- Born: Yvonne Buliba Okwara Matole March 16, 1983 (age 43) Nairobi, Kenya
- Citizenship: Kenya
- Education: Kianda High School
- Alma mater: Jomo Kenyatta University of Agriculture and Technology
- Occupations: Journalist, news anchor, media consultant
- Years active: 2000s–present
- Employer: Citizen TV (Royal Media Services)
- Known for: Television journalism and political interviews
- Spouse: Andrew Matole (m. 2014)

= Yvonne Okwara =

Kenyan journalist

Yvonne Okwara Buliba Matole is a Kenyan television journalist working for Citizen TV. She has over 15 years of experience in radio and television.

== Biography ==
Okwara was born on March 16, 1983, in Nairobi, Kenya.
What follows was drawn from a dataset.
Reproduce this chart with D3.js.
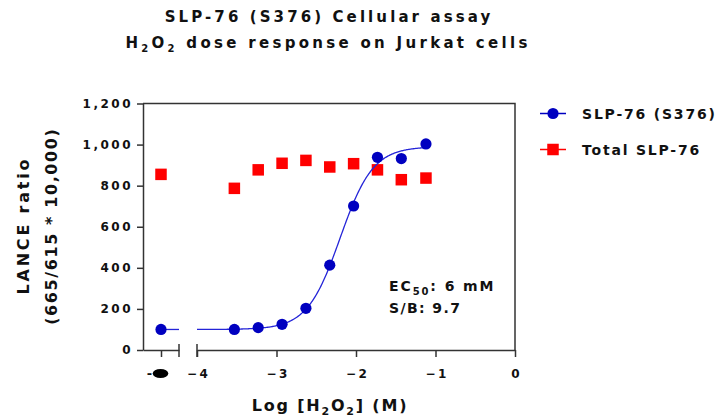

She is an alumnus of Kianda High School. She holds a BSc in microbiology from the Jomo Kenyatta University of Agriculture and Technology. She is a graduate of the Bloomberg/ Africa Leadership Initiative Media fellowship.

Okwara's first job in media was at KBC where she was doing a children's show. She was hired by radio station, Hot 96FM, then joined the Nation group through QFM, QTV, and was later hired by Kenya Television Network (KTN).

== Personal life ==
She is married to Andrew Matole, who is a veterinary surgeon.